In other words, higher-than-average inflation need not always translate into a weaker rupee. And “it is very hard to point to any wrenching shift in the inflation or policy outlook that might have caused the recent rupee underperformance,” adds Anderson.
Even the third pillar of the argument doesn’t stand because among the universe of emerging markets, India actually has the lowest short-term external debt ratios (3 percent of GDP), and given the capital controls in place, it doesn’t have excessive foreign positioning in local debt markets.
The one thing that has changed about India’s currency macro is that its net reserve coverage buffer as a share of GDP (defined as foreign exchange reserves plus the annual current account balance less the short-term external debt outstanding) is today around 9.1 percent of GDP, a fall from 14 percent in 2008. With most other emerging economies, that buffer coverage actually increased since 2008. This puts the rupee squarely in the category of “risk currencies”, which is why in the heightened risk aversion over the eurozone economies, the rupee has fallen sharply harder.
Which also means that so long as the fears of a eurozone crisis are top of the mind, the rupee will suffer from heightened risk aversion. But equally, any return to the risk-on trade would almost certainly see a rupee rebound.
Interest rates need not go up
There’s been some speculation that the imported inflation that would be set off by a weaker rupee would perhaps lead the RBI to go back on its pledge not to hike rates (and even cut rates if inflation falls below 7 percent). That argument too is flawed.
Indicatively, Indian WPI inflation is driven rather more by the percentage year-on-year change in rupee-denominated international commodity prices. Credit Suisse economists have calculated that even if the rupee-US dollar exchange rate remains at the recent low of 53.3 and the level of international oil, food and metal commodity prices remains unchanged, it won’t have a significant impact on WPI inflation.

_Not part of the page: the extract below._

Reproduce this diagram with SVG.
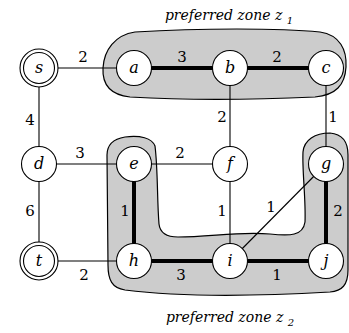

They in fact see WPI inflation dropping to 6.5 percent by March, even lower than the RBI’s projection of 7 percent.
By their estimation, rupee-denominated commodity price inflation will rise again only if the rupee depreciates by another 20 percent against the US dollar – and reach 70 against the dollar — by March 2012. That’s unlikely to happen.

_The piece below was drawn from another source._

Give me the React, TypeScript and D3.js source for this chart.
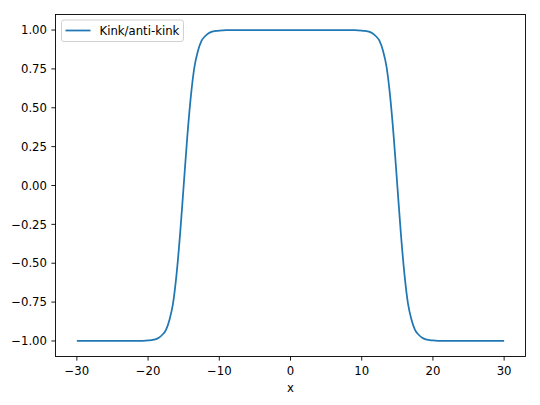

Scope for rate cuts still exists
This is because of a high base effect of rupee-denominated commodity prices: they rose strongly between October 2010 and March 2011. That base effect may be enough to ensure that WPI inflation will come in lower than 7 percent by March – and for the RBI to in fact begin to cut interest rates.
So, there’s absolutely no need to lose your head over today’s exaggerated rupee slide or the headline inflation numbers. The numbers certainly look daunting, but there’s the encouraging prospect of a retreat in WPI inflation and perhaps, if the risk-off trade sentiment turns around, for the rupee to regain a bit of lost ground.